Some say that necessity is the mother of invention, and in many cases this is true. But convenience – and laziness, as it could even be put – can certainly be a key part of the process, as in “I need to work less hard to get what I want.” This just might be the kind of thinking that inspired Artisan Bread in Five Minutes a Day. The cookbook takes a simple no-knead breadmaking technique and spins it out into about 100 different recipes for breads that are similar to what long-time pro bakers can produce.
The technique in question is one that uses a very wet dough which rises in the refrigerator, forcing a slow rise that develops flavor but involves very little (5 minutes or so) active handling of the dough. The specific “master recipe” used in the book was developed by author Jeff Hertzberg over the course of several years of baking and tweaking the formula. The method is not uncommon at all, but Hertzberg has certainly packaged it in a unique way by giving homebakers so many options of what to do with it. The book includes recipes for simple crusty breads, baguettes, pastries and flatbreads – and because the recipes all pretty much start out the same way, once you get the hang of the technique you can certainly adapt it to your own taste preferences.

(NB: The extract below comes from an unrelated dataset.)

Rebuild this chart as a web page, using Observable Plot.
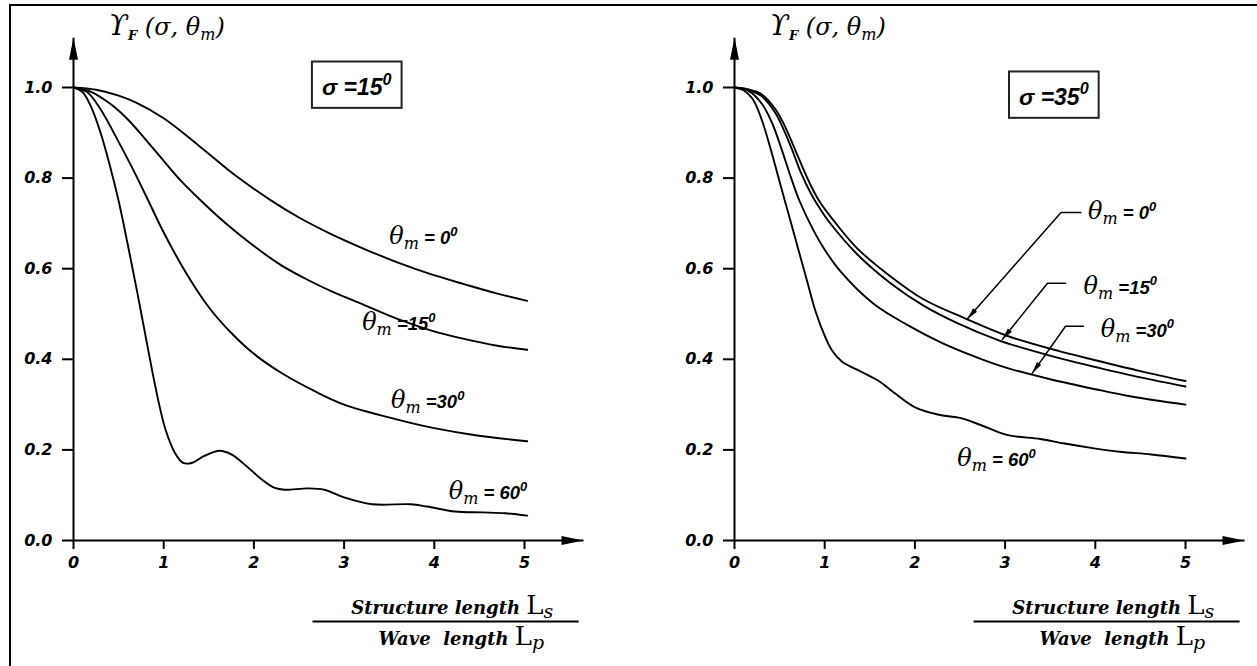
<!DOCTYPE html>
<html><head><meta charset="utf-8">
<script src="https://cdn.jsdelivr.net/npm/d3@7"></script>
<script src="https://cdn.jsdelivr.net/npm/@observablehq/plot@0.6"></script>
<style>
html,body{margin:0;padding:0;background:#fff;}
#wrap{position:relative;width:1257px;height:666px;overflow:hidden;background:#fff;}
#frame{position:absolute;left:9px;top:4px;width:1300px;height:700px;border-top:2.5px solid #000;border-left:2.5px solid #000;}
#left{position:absolute;left:0;top:0;width:628px;height:666px;}
#right{position:absolute;left:628px;top:0;width:629px;height:666px;}
</style></head><body>
<div id="wrap"><div id="frame"></div><div id="left"></div><div id="right"></div></div>
<script>
// ---------- data ----------
const xTicks = [0, 1, 2, 3, 4, 5];
const yTicks = [0, 0.2, 0.4, 0.6, 0.8, 1.0];
const titleText = "ϒ_F (σ, θ_m)";
const xNumerator = "Structure length L_s";
const xDenominator = "Wave  length L_p";
const sigmaText15 = "σ =15^0";
const sigmaText35 = "σ =35^0";
const seriesNames = ["θm=0", "θm=15", "θm=30", "θm=60"];
const labels15 = ["θ_m = 0^0", "θ_m =15^0", "θ_m =30^0", "θ_m = 60^0"];
const labels35 = ["θ_m = 0^0", "θ_m =15^0", "θ_m =30^0", "θ_m = 60^0"];

// sigma = 15 deg
const s15_t0 = [[0,1],[0.25,0.995],[0.5,0.982],[0.7,0.966],[1.0,0.932],[1.4,0.87],[1.8,0.805],[2.18,0.752],[2.5,0.713],[2.85,0.677],[3.22,0.644],[3.59,0.614],[3.96,0.588],[4.33,0.566],[4.7,0.545],[5.03,0.529]];
const s15_t15 = [[0,1],[0.2,0.99],[0.4,0.965],[0.6,0.93],[0.8,0.885],[1.0,0.838],[1.2,0.792],[1.44,0.745],[1.7,0.698],[2.0,0.65],[2.3,0.608],[2.6,0.575],[2.85,0.551],[3.22,0.52],[3.59,0.489],[3.96,0.464],[4.33,0.445],[4.7,0.43],[5.03,0.421]];
const s15_t30 = [[0,1],[0.15,0.99],[0.3,0.952],[0.5,0.88],[0.65,0.823],[0.83,0.75],[1.0,0.68],[1.25,0.59],[1.5,0.515],[1.75,0.458],[2.0,0.412],[2.32,0.368],[2.69,0.328],[3.0,0.30],[3.57,0.268],[4.0,0.248],[4.44,0.233],[5.03,0.219]];
const s15_t60 = [[0,1],[0.1,0.99],[0.2,0.955],[0.3,0.9],[0.4,0.83],[0.5,0.75],[0.6,0.655],[0.7,0.555],[0.8,0.45],[0.877,0.37],[0.95,0.30],[1.02,0.245],[1.12,0.195],[1.21,0.172],[1.31,0.171],[1.445,0.186],[1.62,0.198],[1.75,0.19],[1.93,0.162],[2.08,0.136],[2.23,0.116],[2.34,0.112],[2.6,0.115],[2.78,0.112],[3.0,0.095],[3.31,0.080],[3.74,0.080],[3.92,0.075],[4.23,0.064],[4.53,0.062],[4.79,0.060],[5.03,0.055]];

// sigma = 35 deg
const s35_t0 = [[0,1],[0.15,0.996],[0.3,0.985],[0.45,0.953],[0.55,0.918],[0.65,0.873],[0.75,0.826],[0.85,0.782],[0.95,0.746],[1.1,0.706],[1.36,0.645],[1.73,0.583],[2.1,0.532],[2.56,0.49],[3.02,0.452],[3.6,0.418],[4.0,0.398],[4.5,0.374],[5.0,0.352]];
const s35_t15 = [[0,1],[0.15,0.995],[0.3,0.981],[0.45,0.945],[0.55,0.905],[0.65,0.857],[0.73,0.815],[0.85,0.765],[0.95,0.732],[1.05,0.703],[1.36,0.632],[1.73,0.568],[2.1,0.518],[2.47,0.48],[2.93,0.442],[3.32,0.418],[3.61,0.402],[4.0,0.383],[4.5,0.36],[5.0,0.34]];
const s35_t30 = [[0,1],[0.15,0.993],[0.3,0.965],[0.42,0.92],[0.52,0.865],[0.62,0.805],[0.72,0.75],[0.88,0.683],[1.0,0.642],[1.175,0.594],[1.545,0.522],[1.915,0.476],[2.28,0.438],[2.65,0.407],[3.0,0.382],[3.5,0.356],[4.0,0.334],[4.4,0.318],[5.0,0.30]];
const s35_t60 = [[0,1],[0.1,0.994],[0.2,0.975],[0.3,0.93],[0.4,0.865],[0.5,0.792],[0.6,0.72],[0.7,0.648],[0.8,0.576],[0.9,0.505],[1.0,0.452],[1.08,0.42],[1.19,0.395],[1.4,0.373],[1.6,0.352],[1.77,0.326],[2.02,0.292],[2.28,0.277],[2.51,0.270],[2.73,0.255],[3.02,0.233],[3.39,0.224],[3.66,0.214],[3.97,0.204],[4.27,0.196],[4.62,0.19],[5.0,0.181]];

// ---------- annotation anchors (data units) ----------
const labelAt15 = [[3.50,0.668],[3.20,0.478],[3.52,0.305],[4.16,0.104]];
const labelAt35 = [[3.92,0.722],[3.87,0.558],[4.06,0.463],[2.47,0.177]];
const leaders35 = [
  [[2.58,0.489],[3.62,0.724],[3.84,0.724]],
  [[2.97,0.444],[3.47,0.568],[3.67,0.568]],
  [[3.30,0.369],[3.67,0.473],[3.87,0.473]]
];
const titleAt = [0.39, 1.133];
const sigmaAt15 = [3.14, 1.0];
const sigmaAt35 = [3.54, 0.978];
const numAt = [4.20, -0.150], denAt = [4.30, -0.217];
const fracLine = {y: -0.179, x1: 2.65, x2: 5.60};
const yTip = 1.11, xTip = 5.654;

// ---------- layout ----------
const H = 666, Y_TOP = 87, Y_BOT = 540;

const bigHead = {draw(ctx){ ctx.moveTo(0,0); ctx.lineTo(-4.5,22); ctx.lineTo(4.5,22); ctx.closePath(); }};
const smallHead = {draw(ctx){ ctx.moveTo(0,0); ctx.lineTo(-2.6,12); ctx.lineTo(2.6,12); ctx.closePath(); }};

function panel(o){
  const sx = d3.scaleLinear([0,5],[o.ml, o.width - o.mr]);
  const sy = d3.scaleLinear([0,1],[Y_BOT, Y_TOP]);
  const rows = o.series.flatMap((pts,i)=>pts.map(([x,y])=>({x,y,s:seriesNames[i]})));
  const labs = o.labels.map((t,i)=>({x:o.labelAt[i][0], y:o.labelAt[i][1], t}));
  const leadRows = o.leaders.flatMap((pts,i)=>pts.map(([x,y])=>({x,y,id:i})));
  const tips = o.leaders.map(pts=>{
    const [t,c] = pts;
    const dx = sx(t[0]) - sx(c[0]), dy = sy(t[1]) - sy(c[1]);
    return {x:t[0], y:t[1], a: Math.atan2(dx, -dy)*180/Math.PI};
  });
  const axisLines = [{x1:0,y1:0,x2:0,y2:yTip},{x1:0,y1:0,x2:xTip,y2:0}];
  const axisHeads = [{x:0,y:yTip,a:0},{x:xTip,y:0,a:90}];
  const tickFont = {fontFamily:"DejaVu Sans", fontWeight:"bold", fontStyle:"italic", fontSize:16};
  return Plot.plot({
    width:o.width, height:H,
    marginLeft:o.ml, marginRight:o.mr, marginTop:Y_TOP, marginBottom:H-Y_BOT,
    x:{domain:[0,5]}, y:{domain:[0,1]},
    style:{background:"transparent", overflow:"visible", fontFamily:"DejaVu Sans", fontSize:"16px", fontWeight:"bold", fontStyle:"italic", color:"#000"},
    marks:[
      Plot.axisX({ticks:xTicks, tickSize:9, tickPadding:7, tickFormat:d=>String(d), label:null, strokeWidth:2, ...tickFont}),
      Plot.axisY({ticks:yTicks, tickSize:11, tickPadding:10, tickFormat:d3.format(".1f"), label:null, strokeWidth:2, ...tickFont}),
      Plot.link(axisLines, {x1:"x1",y1:"y1",x2:"x2",y2:"y2", stroke:"#000", strokeWidth:2}),
      Plot.dot(axisHeads, {x:"x",y:"y",rotate:"a",symbol:bigHead,fill:"#000",stroke:null}),
      Plot.line(rows, {x:"x",y:"y",z:"s",curve:"catmull-rom",stroke:"#000",strokeWidth:1.9}),
      Plot.line(leadRows, {x:"x",y:"y",z:"id",stroke:"#000",strokeWidth:1.5}),
      Plot.dot(tips, {x:"x",y:"y",rotate:"a",symbol:smallHead,fill:"#000",stroke:null}),
      Plot.text(labs, {x:"x",y:"y",text:"t",textAnchor:"start",fontFamily:"Liberation Sans",fontWeight:"bold",fontStyle:"italic",fontSize:18.5,fill:"#000"}),
      Plot.text([{x:titleAt[0],y:titleAt[1],t:titleText}], {x:"x",y:"y",text:"t",textAnchor:"start",fontFamily:"DejaVu Serif",fontWeight:"normal",fontStyle:"italic",fontSize:24,fill:"#000"}),
      Plot.text([{x:o.sigmaAt[0],y:o.sigmaAt[1],t:o.sigma}], {x:"x",y:"y",text:"t",textAnchor:"middle",fontFamily:"Liberation Sans",fontWeight:"bold",fontStyle:"italic",fontSize:23,fill:"#000"}),
      Plot.text([{x:numAt[0],y:numAt[1],t:xNumerator}], {x:"x",y:"y",text:"t",textAnchor:"middle",fontFamily:"DejaVu Serif",fontWeight:"bold",fontStyle:"italic",fontSize:18,fill:"#000"}),
      Plot.text([{x:denAt[0],y:denAt[1],t:xDenominator}], {x:"x",y:"y",text:"t",textAnchor:"middle",fontFamily:"DejaVu Serif",fontWeight:"bold",fontStyle:"italic",fontSize:18,fill:"#000",letterSpacing:1}),
      Plot.link([fracLine], {x1:"x1",x2:"x2",y1:"y",y2:"y",stroke:"#000",strokeWidth:2})
    ]
  });
}

// ---------- rich text (sub/superscripts) ----------
const NS = "http://www.w3.org/2000/svg";
const HEAD = {
  "θ": {family:"DejaVu Serif", style:"italic", size:24, sub:16, subDy:5, subWeight:"normal"},
  "ϒ": {family:"DejaVu Serif", style:"italic", size:28, sub:13, subDy:5, subWeight:"bold"},
  "L": {family:"DejaVu Serif", style:"normal", size:26, sub:19, subDy:4, subWeight:"normal"}
};
function rich(el){
  const s = el.textContent;
  if (!/[_^]/.test(s)) return;
  el.setAttribute("data-src", s);
  const base = parseFloat(getComputedStyle(el).fontSize) || 16;
  el.textContent = "";
  let pend = 0, buf = "";
  const add = (t, attrs) => {
    const ts = document.createElementNS(NS, "tspan");
    ts.textContent = t;
    if (pend) { ts.setAttribute("dy", pend); pend = 0; }
    for (const k in attrs) if (attrs[k] != null) ts.setAttribute(k, attrs[k]);
    el.appendChild(ts);
  };
  const flush = () => { if (buf) { add(buf, {}); buf = ""; } };
  for (let i = 0; i < s.length;) {
    const c = s[i];
    if (s[i+1] === "_") {
      flush();
      const h = HEAD[c] || {family:null, style:"italic", size:base*1.2, sub:base*0.8, subDy:base*0.25, subWeight:"normal"};
      add(c, {"font-family":h.family, "font-style":h.style, "font-weight":"normal", "font-size":h.size});
      pend += h.subDy;
      add(s[i+2], {"font-family":h.family, "font-style":"italic", "font-weight":h.subWeight, "font-size":h.sub});
      pend = -h.subDy;
      i += 3; continue;
    }
    if (c === "^") {
      flush();
      const d = base*0.45;
      pend -= d;
      add(s[i+1], {"font-size": base*0.7});
      pend = d;
      i += 2; continue;
    }
    buf += c; i++;
  }
  flush();
}
function post(svg){
  svg.querySelectorAll("text").forEach(rich);
  svg.querySelectorAll("text[data-src]").forEach(el=>{
    if (!el.getAttribute("data-src").startsWith("σ")) return;
    const bb = el.getBBox();
    const r = document.createElementNS(NS, "rect");
    r.setAttribute("x", bb.x - 10); r.setAttribute("y", bb.y - 8);
    r.setAttribute("width", bb.width + 20); r.setAttribute("height", bb.height + 16);
    r.setAttribute("fill", "none"); r.setAttribute("stroke", "#222"); r.setAttribute("stroke-width", 2);
    if (el.getAttribute("transform")) r.setAttribute("transform", el.getAttribute("transform"));
    el.parentNode.insertBefore(r, el);
  });
}

const left = panel({width:628, ml:73, mr:104, series:[s15_t0,s15_t15,s15_t30,s15_t60], labels:labels15, labelAt:labelAt15, leaders:[], sigma:sigmaText15, sigmaAt:sigmaAt15});
const right = panel({width:629, ml:106, mr:72, series:[s35_t0,s35_t15,s35_t30,s35_t60], labels:labels35, labelAt:labelAt35, leaders:leaders35, sigma:sigmaText35, sigmaAt:sigmaAt35});
document.getElementById("left").appendChild(left);
document.getElementById("right").appendChild(right);
post(left); post(right);
</script>
</body></html>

All of the instructions are easy to follow and the book spends a good amount of time talking about the technique (and why it works) before even getting to the recipes, so it makes a good crash course in breadmaking for those who haven’t really done it much before. For more experienced home bakers, the book gives you a good chance to try a new method that should (assuming all goes will) turn out artisan-style breads without too much work.